Aber zumindest schützen wollen Baerbock und Habeck bei ihrer Sommerreise auch die Chancen der Grünen für die Bundestagswahl. Und sich dabei als Co-Vorsitzende gegenseitig immer achten. Denn: Baerbock und Habeck stehen in einem gewissen Konkurrenzverhältnis zueinander, auch wenn die beiden Parteichefs mit großer Disziplin darauf achten, sich davon nichts anmerken zu lassen. Denn noch haben die Grünen die Frage einer Kanzlerkandidatur nicht entschieden.

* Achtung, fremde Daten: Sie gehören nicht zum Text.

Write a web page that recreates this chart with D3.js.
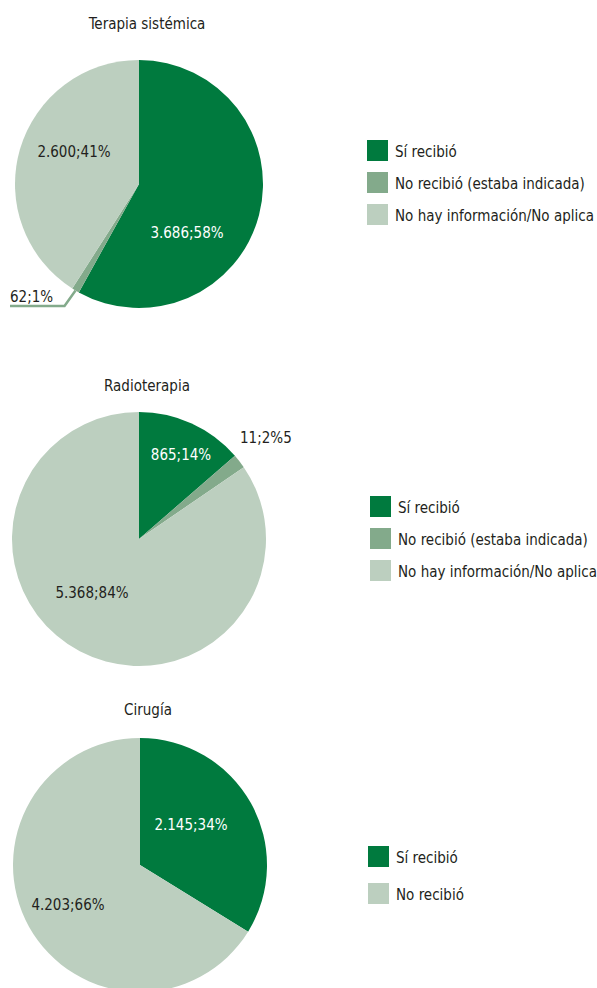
<!DOCTYPE html>
<html>
<head>
<meta charset="utf-8">
<script src="https://cdn.jsdelivr.net/npm/d3@7"></script>
<style>
  body { margin: 0; background: #fff; }
  text { font-family: "Liberation Sans Narrow", "DejaVu Sans Condensed", "Roboto", sans-serif; fill: #231f20; }
</style>
</head>
<body>
<div class="graph"></div>
<script>
// data
var titles = ['Terapia sistémica', 'Radioterapia', 'Cirugía'];
var categories = ['Sí recibió', 'No recibió (estaba indicada)', 'No hay información/No aplica'];
var categoriesCirugia = ['Sí recibió', 'No recibió'];
var terapiaValues = [3686, 62, 2600];
var radioValues = [865, 115, 5368];
var cirugiaValues = [2145, 4203];
var terapiaLabels = ['3.686;58%', '62;1%', '2.600;41%'];
var radioLabels = ['865;14%', '11;2%5', '5.368;84%'];
var cirugiaLabels = ['2.145;34%', '4.203;66%'];

var width = 597,
    height = 988;

var svg = d3.select('div.graph')
    .append('svg')
        .attr('width', width)
        .attr('height', height);

var color3 = d3.scaleOrdinal(categories, ['#007a3e', '#83aa8b', '#bccfbf']);
var color2 = d3.scaleOrdinal(categoriesCirugia, ['#007a3e', '#bccfbf']);

var charts = [
  {title: titles[0], values: terapiaValues, labels: terapiaLabels, cats: categories, color: color3,
   cx: 139, cy: 184, r: 124, titleY: 29,
   labelPos: [[48, 54, 'w'], null, [-65, -27, 'd']],
   leader: 1,
   legend: {x: 367, y: 140, step: 32}},
  {title: titles[1], values: radioValues, labels: radioLabels, cats: categories, color: color3,
   cx: 139, cy: 539, r: 127, titleY: 391,
   labelPos: [[42, -79, 'w'], [101, -96, 'o'], [-47, 59, 'd']],
   legend: {x: 370, y: 496, step: 32}},
  {title: titles[2], values: cirugiaValues, labels: cirugiaLabels, cats: categoriesCirugia, color: color2,
   cx: 140, cy: 865, r: 127, titleY: 715,
   labelPos: [[51, -35, 'w'], [-72, 45, 'd']],
   legend: {x: 368, y: 846, step: 37}}
];

var pie = d3.pie().sort(null).value((d) => d);

charts.forEach(function(c) {
    var arc = d3.arc().innerRadius(0).outerRadius(c.r);
    var edgeArc = d3.arc().innerRadius(c.r).outerRadius(c.r);

    var g = svg.append('g')
        .attr('transform', 'translate(' + c.cx + ',' + c.cy + ')');

    var arcs = pie(c.values);

    g.selectAll('path')
        .data(arcs)
        .enter()
        .append('path')
            .attr('fill', (d, i) => c.color(c.cats[i]))
            .attr('d', arc);

    svg.append('text')
        .attr('x', c.cx + 8)
        .attr('y', c.titleY)
        .attr('text-anchor', 'middle')
        .style('font-size', '15px')
        .text(c.title);

    arcs.forEach(function(d, i) {
        var p = c.labelPos[i];
        if (!p) return;
        g.append('text')
            .attr('x', p[0])
            .attr('y', p[1])
            .attr('text-anchor', p[2] == 'o' ? 'start' : 'middle')
            .style('font-size', '15px')
            .style('fill', p[2] == 'w' ? '#fff' : '#231f20')
            .text(c.labels[i]);
    });

    // leader line for the thin slice
    if (c.leader != null) {
        var d = arcs[c.leader];
        var posA = edgeArc.centroid(d);
        var posB = [posA[0] - 11, c.r - 2];
        var posC = [10 - c.cx, c.r - 2];
        g.append('polyline')
            .attr('points', [posA, posB, posC])
            .attr('stroke', c.color(c.cats[c.leader]))
            .attr('stroke-width', 2.5)
            .style('fill', 'none');
        g.append('text')
            .attr('x', 10 - c.cx)
            .attr('y', c.r - 6)
            .style('font-size', '15px')
            .text(c.labels[c.leader]);
    }

    var lg = svg.append('g')
        .attr('transform', 'translate(' + c.legend.x + ',' + c.legend.y + ')');
    var rows = lg.selectAll('g')
        .data(c.cats)
        .enter()
        .append('g')
            .attr('transform', (d, i) => 'translate(0,' + i * c.legend.step + ')');
    rows.append('rect')
        .attr('width', 21)
        .attr('height', 21)
        .attr('fill', (d) => c.color(d));
    rows.append('text')
        .attr('x', 28)
        .attr('y', 17)
        .style('font-size', '15px')
        .text((d) => d);
});
</script>
</body>
</html>
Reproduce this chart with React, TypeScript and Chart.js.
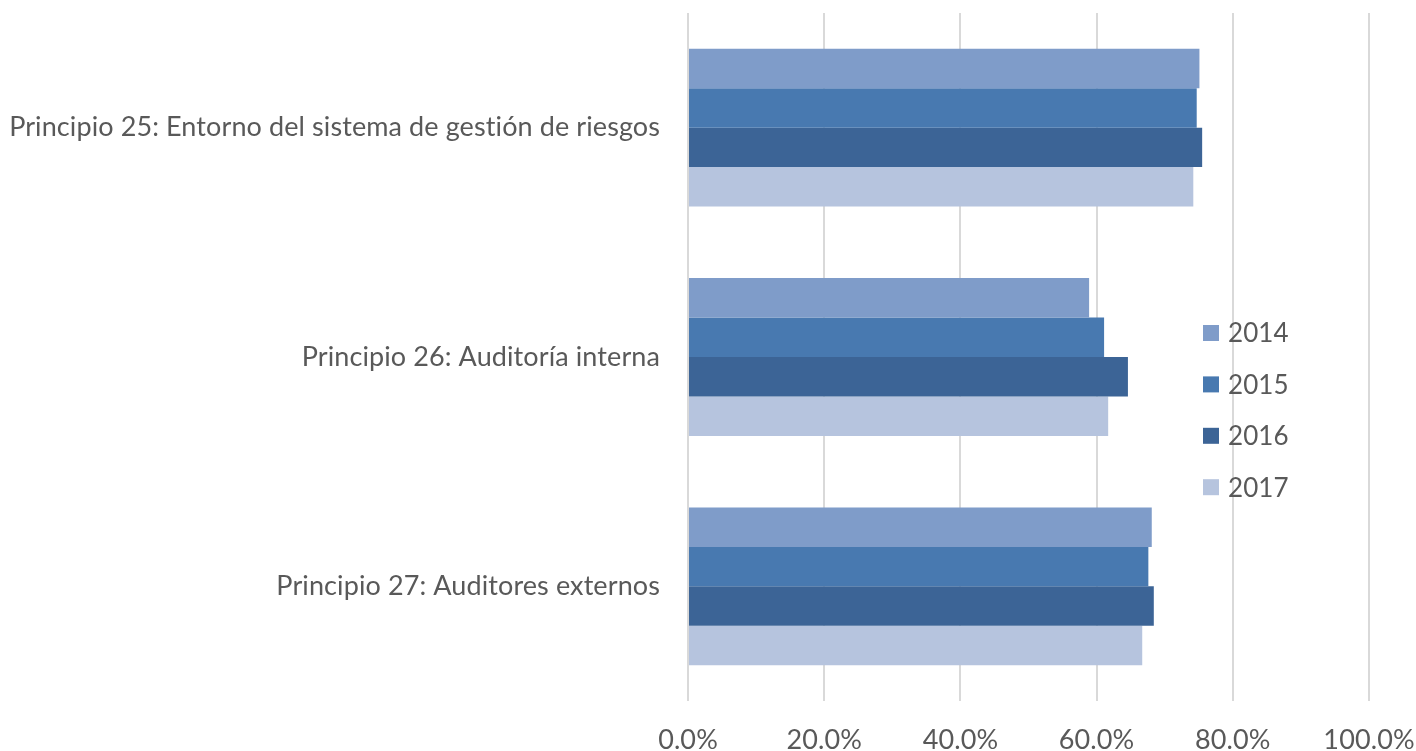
import React, { useEffect, useRef } from "react";
import { Chart, registerables } from "chart.js";

Chart.register(...registerables);

const categories = [
  "Principio 25: Entorno del sistema de gestión de riesgos",
  "Principio 26: Auditoría interna",
  "Principio 27: Auditores externos",
];
const years = ["2014", "2015", "2016", "2017"];
const values2014 = [75.1, 58.9, 68.1];
const values2015 = [74.7, 61.1, 67.6];
const values2016 = [75.5, 64.6, 68.4];
const values2017 = [74.2, 61.7, 66.7];
const xTicks = [0, 20, 40, 60, 80, 100];
const colors = ["#7F9CC9", "#4879B0", "#3C6496", "#B6C4DE"];

const FONT = "Lato, 'Noto Sans', sans-serif";
const SIZE = 27;
const TEXT = "#595959";

const spacingPlugin = {
  id: "spacing",
  beforeDraw(chart: any) {
    chart.ctx.letterSpacing = "0.1px";
  },
};

const legendPlugin = {
  id: "insideLegend",
  afterDraw(chart: any) {
    const ctx = chart.ctx;
    const x0 = 1203;
    const y0 = 333;
    const step = 51.4;
    ctx.save();
    ctx.font = `26px ${FONT}`;
    ctx.textBaseline = "middle";
    chart.data.datasets.forEach((ds: any, i: number) => {
      const cy = y0 + i * step;
      ctx.fillStyle = ds.backgroundColor;
      ctx.fillRect(x0, cy - 8, 16, 16);
      ctx.fillStyle = TEXT;
      ctx.fillText(ds.label, x0 + 25, cy + 1);
    });
    ctx.restore();
  },
};

const zeroPad = (scale: any) => {
  scale.paddingTop = 0;
  scale.paddingBottom = 0;
  scale.paddingLeft = 0;
  scale.paddingRight = 0;
};

export default function App() {
  const ref = useRef<HTMLCanvasElement>(null);
  useEffect(() => {
    const series = [values2014, values2015, values2016, values2017];
    const chart = new Chart(ref.current!, {
      type: "bar",
      data: {
        labels: categories,
        datasets: years.map((y, i) => ({
          label: y,
          data: series[i],
          backgroundColor: colors[i],
          borderWidth: 0,
          barPercentage: 1,
          categoryPercentage: 0.688,
        })),
      },
      options: {
        indexAxis: "y",
        animation: false,
        responsive: true,
        maintainAspectRatio: false,
        layout: { padding: { top: 13, right: 47, left: 0, bottom: 0 } },
        plugins: { legend: { display: false }, tooltip: { enabled: false } },
        scales: {
          x: {
            min: 0,
            max: 100,
            afterBuildTicks: (scale: any) => {
              scale.ticks = xTicks.map((v) => ({ value: v }));
            },
            afterFit: (scale: any) => {
              scale.height = 50;
              zeroPad(scale);
            },
            ticks: {
              callback: (v: any) => Number(v).toFixed(1) + "%",
              color: TEXT,
              font: { family: FONT, size: SIZE },
              padding: 23,
              maxRotation: 0,
            },
            grid: { color: "#D9D9D9", lineWidth: 2, drawTicks: false },
            border: { display: false },
          },
          y: {
            afterFit: (scale: any) => {
              scale.width = 688;
              zeroPad(scale);
            },
            ticks: {
              color: TEXT,
              font: { family: FONT, size: SIZE },
              padding: 20,
            },
            grid: { display: false },
            border: { display: false },
          },
        },
      },
      plugins: [spacingPlugin, legendPlugin],
    });
    return () => chart.destroy();
  }, []);
  return (
    <div style={{ position: "fixed", left: 0, top: 0, width: 1416, height: 751, background: "#fff" }}>
      <canvas ref={ref} />
    </div>
  );
}
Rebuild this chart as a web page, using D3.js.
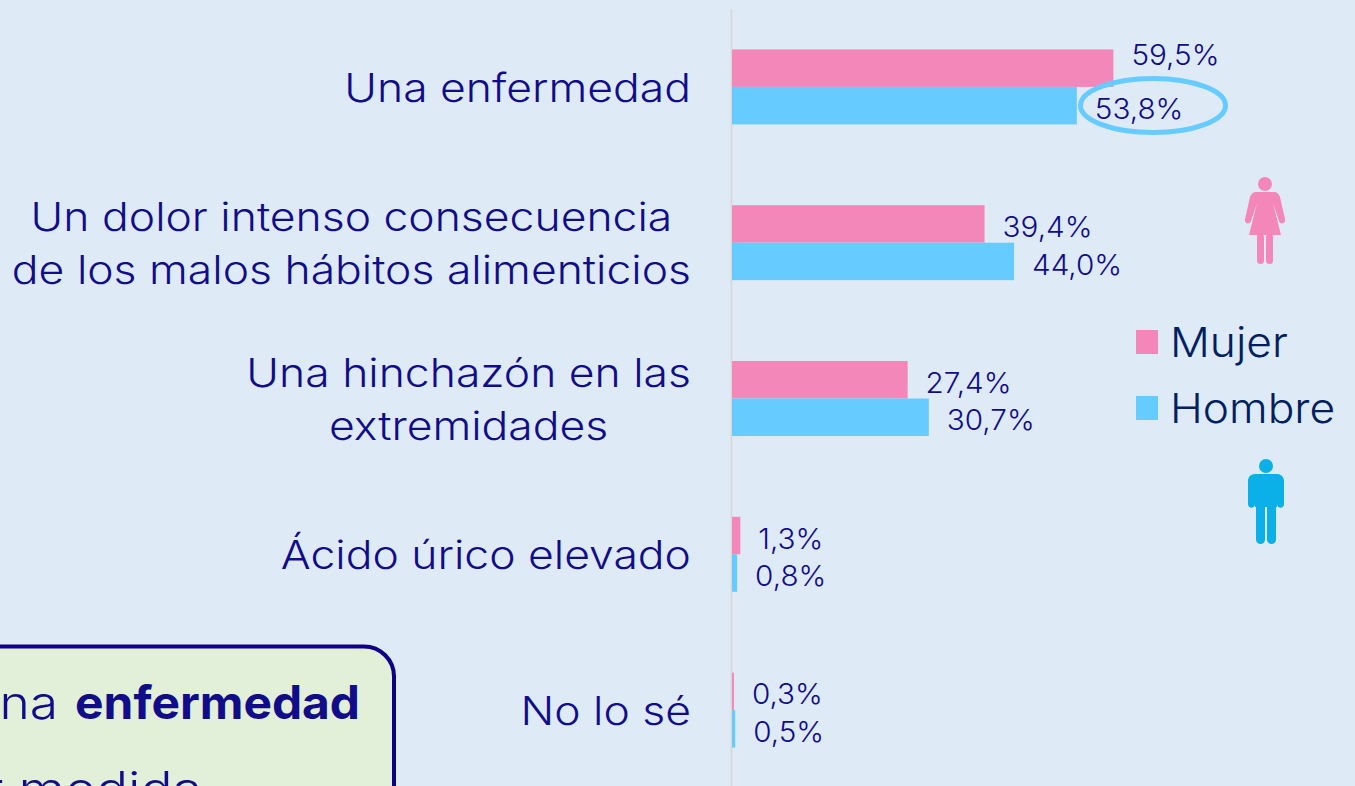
<!DOCTYPE html>
<html lang="es">
<head>
<meta charset="utf-8">
<title>Una enfermedad</title>
<script src="https://cdn.jsdelivr.net/npm/d3@7/dist/d3.min.js"></script>
<style>
  html, body { margin: 0; padding: 0; background: #deeaf6; overflow: hidden; }
  svg { display: block; }
  text { font-family: Inter, "Open Sans", sans-serif; font-weight: 300; }
  .cat { font-size: 39px; fill: #100c8a; }
  .val { font-size: 28px; fill: #100c8a; }
  .leg { font-size: 41px; fill: #002060; }
  .note { font-size: 46px; fill: #100c8a; }
  .note.b { font-weight: 700; }
</style>
</head>
<body>
<svg id="chart" width="1355" height="786"></svg>
<script>
// ---------- data ----------
var categories = [
  ["Una enfermedad"],
  ["Un dolor intenso consecuencia", "de los malos hábitos alimenticios"],
  ["Una hinchazón en las", "extremidades"],
  ["Ácido úrico elevado"],
  ["No lo sé"]
];
var seriesNames = ["Mujer", "Hombre"];
var mujer = [59.5, 39.4, 27.4, 1.3, 0.3];
var hombre = [53.8, 44.0, 30.7, 0.8, 0.5];

var colors = { Mujer: "#f487b9", Hombre: "#66ccff" };
var fmt = d3.formatLocale({ decimal: ",", thousands: ".", grouping: [3], currency: ["", ""] }).format(".1f");

// the original face is a wide geometric one, so widen the installed one to the same measure
function widen(sel, k) {
  sel.each(function () {
    var w = this.getComputedTextLength();
    d3.select(this).attr("textLength", w * k).attr("lengthAdjust", "spacingAndGlyphs");
  });
}

var svg = d3.select("#chart");
svg.append("rect").attr("width", 1355).attr("height", 786).attr("fill", "#deeaf6");

// ---------- scales ----------
var x0 = 732, labelRight = 691, catWiden = 1.14;
var x = d3.scaleLinear().domain([0, 100]).range([x0, x0 + 641]);
var y = d3.scaleBand().domain(d3.range(categories.length)).range([9, 788]);
var yBar = d3.scaleBand().domain(seriesNames).range([0, 75]);
var bandPad = (y.bandwidth() - 75) / 2;

// ---------- axis line ----------
var axis = d3.axisLeft(y).tickSize(0).tickFormat("");
var axisG = svg.append("g").attr("transform", "translate(" + (x0 - 1) + ",0)").call(axis);
axisG.select(".domain").attr("stroke", "#d9d9d9").attr("stroke-width", 2);

// ---------- bars + labels ----------
seriesNames.forEach(function (name, s) {
  var vals = s === 0 ? mujer : hombre;
  var g = svg.append("g");
  g.selectAll("rect").data(vals).enter().append("rect")
    .attr("x", x0)
    .attr("y", function (d, i) { return y(i) + bandPad + yBar(name); })
    .attr("width", function (d) { return x(d) - x0; })
    .attr("height", yBar.bandwidth())
    .attr("fill", colors[name]);
  var labels = g.selectAll("text").data(vals).enter().append("text")
    .attr("class", "val")
    .attr("x", function (d) { return x(d) + 18; })
    .attr("y", function (d, i) {
      var cy = y(i) + bandPad + yBar(name) + yBar.bandwidth() / 2;
      // la primera etiqueta va subida para dejar sitio al óvalo
      return cy + (s === 0 && i === 0 ? -13 : 3);
    })
    .attr("dy", "0.36em")
    .text(function (d) { return fmt(d) + "%"; });
  widen(labels, 1.06);
});

// ---------- category labels (centred lines, block flush right) ----------
categories.forEach(function (lines, i) {
  var cy = y(i) + y.bandwidth() / 2 + 1;
  var g = svg.append("g");
  var t = g.selectAll("text").data(lines).enter().append("text")
    .attr("class", "cat")
    .attr("text-anchor", "middle")
    .attr("y", function (d, k) { return cy + (k - (lines.length - 1) / 2) * 53; })
    .attr("dy", "0.36em")
    .text(function (d) { return d; });
  var w = d3.max(t.nodes(), function (n) { return n.getComputedTextLength(); }) * catWiden;
  t.attr("x", labelRight - w / 2);
  widen(t, catWiden);
});

// ---------- highlight ring ----------
svg.append("ellipse")
  .attr("cx", 1153).attr("cy", 105.5).attr("rx", 72.5).attr("ry", 27)
  .attr("fill", "none").attr("stroke", "#66ccff").attr("stroke-width", 5);

// ---------- legend ----------
var legendY = d3.scaleOrdinal().domain(seriesNames).range([342, 408]);
var leg = svg.append("g");
leg.selectAll("rect").data(seriesNames).enter().append("rect")
  .attr("x", 1136).attr("y", function (d) { return legendY(d) - 12; })
  .attr("width", 22).attr("height", 24)
  .attr("fill", function (d) { return colors[d]; });
var legText = leg.selectAll("text").data(seriesNames).enter().append("text")
  .attr("class", "leg")
  .attr("x", 1170).attr("y", function (d) { return legendY(d) + 15; })
  .text(function (d) { return d; });
widen(legText, 1.08);

// ---------- figures ----------
var woman = svg.append("g").attr("transform", "translate(1265,0)").attr("fill", "#f487b9");
woman.append("circle").attr("cy", 184).attr("r", 7);
woman.append("path").attr("d",
  "M-9,192H9C12,192 14,194 15,197L20,219C21,224 15,225 14,221L8,203L16,235H-16L-8,203L-14,221C-15,225 -21,224 -20,219L-15,197C-14,194 -12,192 -9,192Z");
woman.append("rect").attr("x", -8).attr("y", 234).attr("width", 7).attr("height", 30).attr("rx", 3.5);
woman.append("rect").attr("x", 1).attr("y", 234).attr("width", 7).attr("height", 30).attr("rx", 3.5);

var man = svg.append("g").attr("transform", "translate(1266,0)").attr("fill", "#0bb0e8");
man.append("circle").attr("cy", 466).attr("r", 7);
man.append("path").attr("d",
  "M-11,474H11C15,474 18,477 18,481V504C18,509 11,509 11,504V507H-11V504C-11,509 -18,509 -18,504V481C-18,477 -15,474 -11,474Z");
man.append("rect").attr("x", -10).attr("y", 500).attr("width", 9).attr("height", 44).attr("rx", 4.5);
man.append("rect").attr("x", 1).attr("y", 500).attr("width", 9).attr("height", 44).attr("rx", 4.5);

// ---------- note box (cut by the slide edge) ----------
svg.append("rect")
  .attr("x", -40).attr("y", 646.5).attr("width", 434).attr("height", 200).attr("rx", 30)
  .attr("fill", "#e2efd9").attr("stroke", "#100088").attr("stroke-width", 4);
var n0 = svg.append("text").attr("class", "note").attr("text-anchor", "end").attr("x", 58).attr("y", 719).text("Una");
widen(n0, 1.12);
var n1 = svg.append("text").attr("class", "note b").attr("text-anchor", "end").attr("x", 360).attr("y", 719).text("enfermedad");
widen(n1, 1.04);
var n2 = svg.append("text").attr("class", "note").attr("text-anchor", "end").attr("x", 202).attr("y", 805).text("mayor medida");
widen(n2, 1.16);
</script>
</body>
</html>
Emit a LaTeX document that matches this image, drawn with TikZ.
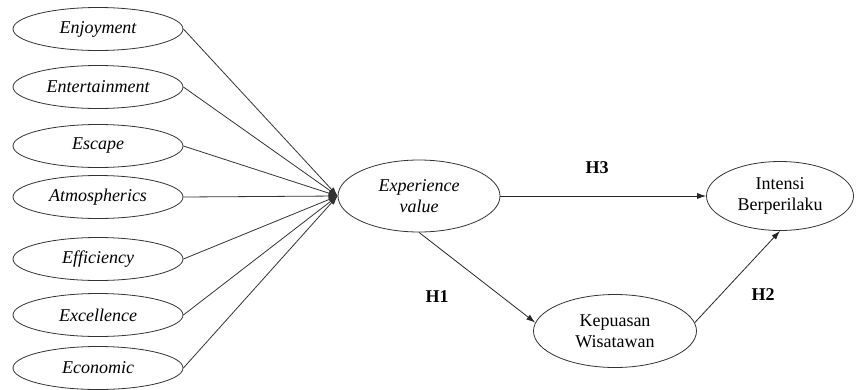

Baerbock und Habeck schweigen sich seit Monaten mit einer erstaunlichen Gewissenhaftigkeit darüber aus. Es gilt die alte Regel: Wer sich zuerst bewegt, verliert die Deckung. Zuletzt ergriff der Politische Bundesgeschäftsführer Michael Kellner bei der Vorstellung des Entwurfs des neuen Grundsatzprogramms dazu das Wort, während Baerbock und Habeck, die neben Kellner saßen, nichts sagten. „Wir werden das ganz selbstbewusst, aus eigener Kraft, zum richtigen Zeitpunkt entscheiden“, so Kellner.

Baerbock besteigt in Amberg mit Stadtbrandrat Bernhard Strobl da lieber den Korb einer Feuerleiter und lässt mit dem Teleskoparm 30 Meter in die Höhe fahren. Das produziert schöne Bilder. Die Grünen-Chefin ganz oben.